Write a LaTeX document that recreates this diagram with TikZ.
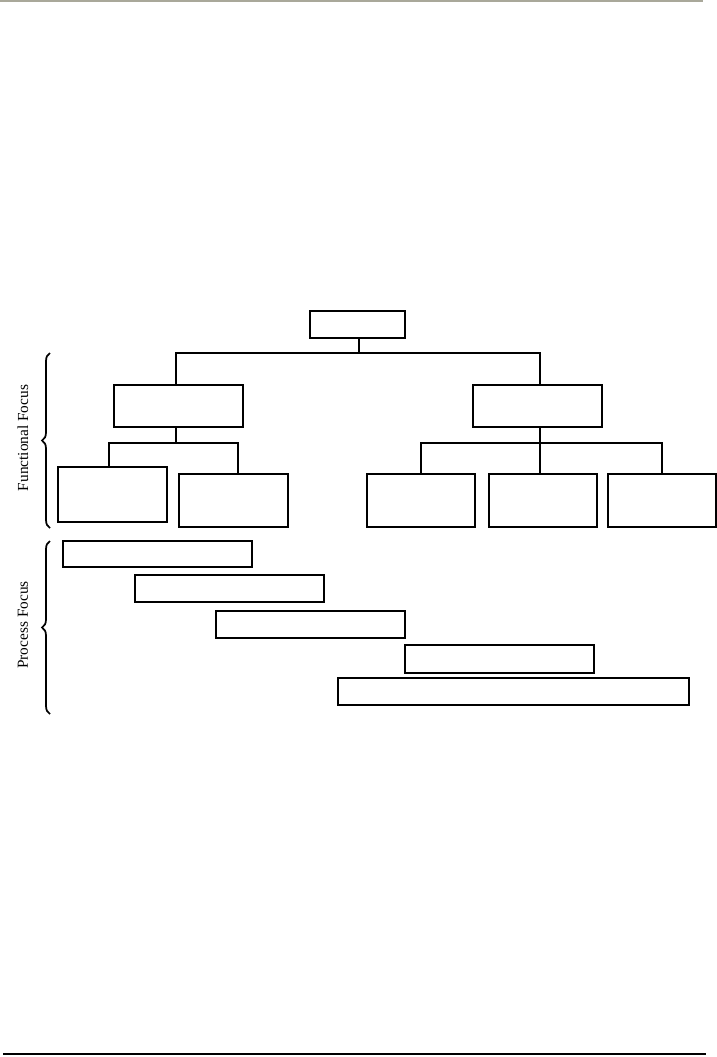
\documentclass[tikz,border=0pt]{standalone}
\usepackage{fontspec}
\setmainfont{Liberation Serif}
\usepackage{xcolor}
\usepackage{tikz}
\usetikzlibrary{decorations.pathreplacing}
\definecolor{rulegray}{HTML}{A9A89A}

\begin{document}
\begin{tikzpicture}[
  x=0.75pt,y=-0.75pt,
  box/.style={draw,line width=1.5pt,minimum width=#1,minimum height=40,inner sep=0pt},
  link/.style={line width=1.5pt},
  focusbrace/.style={decorate,decoration={brace,amplitude=6pt},line width=1.3pt},
  focuslabel/.style={rotate=90,font=\fontsize{11.5}{13}\selectfont}
]
\useasboundingbox (0,0) rectangle (717,1057);
\draw[rulegray,line width=2pt] (0,1) -- (703,1);
\draw[line width=1.5pt] (3,1054) -- (706,1054);

% functional tree
\node[box=71,minimum height=20] (top) at (357.5,324.5) {};
\node[box=97,minimum height=31] (lmid) at (178.5,406) {};
\node[box=97,minimum height=31] (rmid) at (537.5,406) {};
\node[box=82,minimum height=41] (l1) at (112.5,494.5) {};
\node[box=82] (l2) at (233.5,500.5) {};
\node[box=81] (r1) at (421,500.5) {};
\node[box=81] (r2) at (543,500.5) {};
\node[box=81] (r3) at (662,500.5) {};

\coordinate (j1) at (359,353);
\coordinate (j2) at (176,443);
\coordinate (j3) at (540,443);
\draw[link] (j1 |- top.south) -- (j1);
\draw[link] (j2 |- lmid.north) |- (j1) -| (j3 |- rmid.north);
\draw[link] (j2 |- lmid.south) -- (j2);
\draw[link] ([xshift=-3]l1.north) |- (j2) -| ([xshift=3]l2.north);
\draw[link] (j3 |- rmid.south) -- (j3);
\draw[link] (r1.north) |- (j3) -| (r3.north);
\draw[link] (j3) -- (j3 |- r2.north);

% process bars
\node[box=142,minimum height=19] (p1) at (157.5,554) {};
\node[box=142,minimum height=20] (p2) at (229.5,588.5) {};
\node[box=142,minimum height=20] (p3) at (310.5,624.5) {};
\node[box=142,minimum height=21] (p4) at (499.5,659) {};
\node[box=263,minimum height=20] (p5) at (513.5,691.5) {};

% braces and labels
\coordinate (fb1) at (50,528);
\coordinate (fb2) at (50,353);
\coordinate (pb1) at (50,714);
\coordinate (pb2) at (50,541);
\draw[focusbrace] (fb1) -- (fb2);
\draw[focusbrace] (pb1) -- (pb2);
\node[focuslabel] (flab) at (23,438) {Functional Focus};
\node[focuslabel] (plab) at (23,625) {Process Focus};
\end{tikzpicture}
\end{document}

--------------------------------

[Goal of the exercise]:
Transcribe the listing in full. Omit the pictures and keep every line exact.

[Right answer]:
Write a LaTeX document that recreates this diagram with TikZ.
\documentclass[tikz,border=0pt]{standalone}
\usepackage{fontspec}
\setmainfont{Liberation Serif}
\usepackage{xcolor}
\usepackage{tikz}
\usetikzlibrary{decorations.pathreplacing}
\definecolor{rulegray}{HTML}{A9A89A}

\begin{document}
\begin{tikzpicture}[
  x=0.75pt,y=-0.75pt,
  box/.style={draw,line width=1.5pt,minimum width=#1,minimum height=40,inner sep=0pt},
  link/.style={line width=1.5pt},
  focusbrace/.style={decorate,decoration={brace,amplitude=6pt},line width=1.3pt},
  focuslabel/.style={rotate=90,font=\fontsize{11.5}{13}\selectfont}
]
\useasboundingbox (0,0) rectangle (717,1057);
\draw[rulegray,line width=2pt] (0,1) -- (703,1);
\draw[line width=1.5pt] (3,1054) -- (706,1054);

% functional tree
\node[box=71,minimum height=20] (top) at (357.5,324.5) {};
\node[box=97,minimum height=31] (lmid) at (178.5,406) {};
\node[box=97,minimum height=31] (rmid) at (537.5,406) {};
\node[box=82,minimum height=41] (l1) at (112.5,494.5) {};
\node[box=82] (l2) at (233.5,500.5) {};
\node[box=81] (r1) at (421,500.5) {};
\node[box=81] (r2) at (543,500.5) {};
\node[box=81] (r3) at (662,500.5) {};

\coordinate (j1) at (359,353);
\coordinate (j2) at (176,443);
\coordinate (j3) at (540,443);
\draw[link] (j1 |- top.south) -- (j1);
\draw[link] (j2 |- lmid.north) |- (j1) -| (j3 |- rmid.north);
\draw[link] (j2 |- lmid.south) -- (j2);
\draw[link] ([xshift=-3]l1.north) |- (j2) -| ([xshift=3]l2.north);
\draw[link] (j3 |- rmid.south) -- (j3);
\draw[link] (r1.north) |- (j3) -| (r3.north);
\draw[link] (j3) -- (j3 |- r2.north);

% process bars
\node[box=142,minimum height=19] (p1) at (157.5,554) {};
\node[box=142,minimum height=20] (p2) at (229.5,588.5) {};
\node[box=142,minimum height=20] (p3) at (310.5,624.5) {};
\node[box=142,minimum height=21] (p4) at (499.5,659) {};
\node[box=263,minimum height=20] (p5) at (513.5,691.5) {};

% braces and labels
\coordinate (fb1) at (50,528);
\coordinate (fb2) at (50,353);
\coordinate (pb1) at (50,714);
\coordinate (pb2) at (50,541);
\draw[focusbrace] (fb1) -- (fb2);
\draw[focusbrace] (pb1) -- (pb2);
\node[focuslabel] (flab) at (23,438) {Functional Focus};
\node[focuslabel] (plab) at (23,625) {Process Focus};
\end{tikzpicture}
\end{document}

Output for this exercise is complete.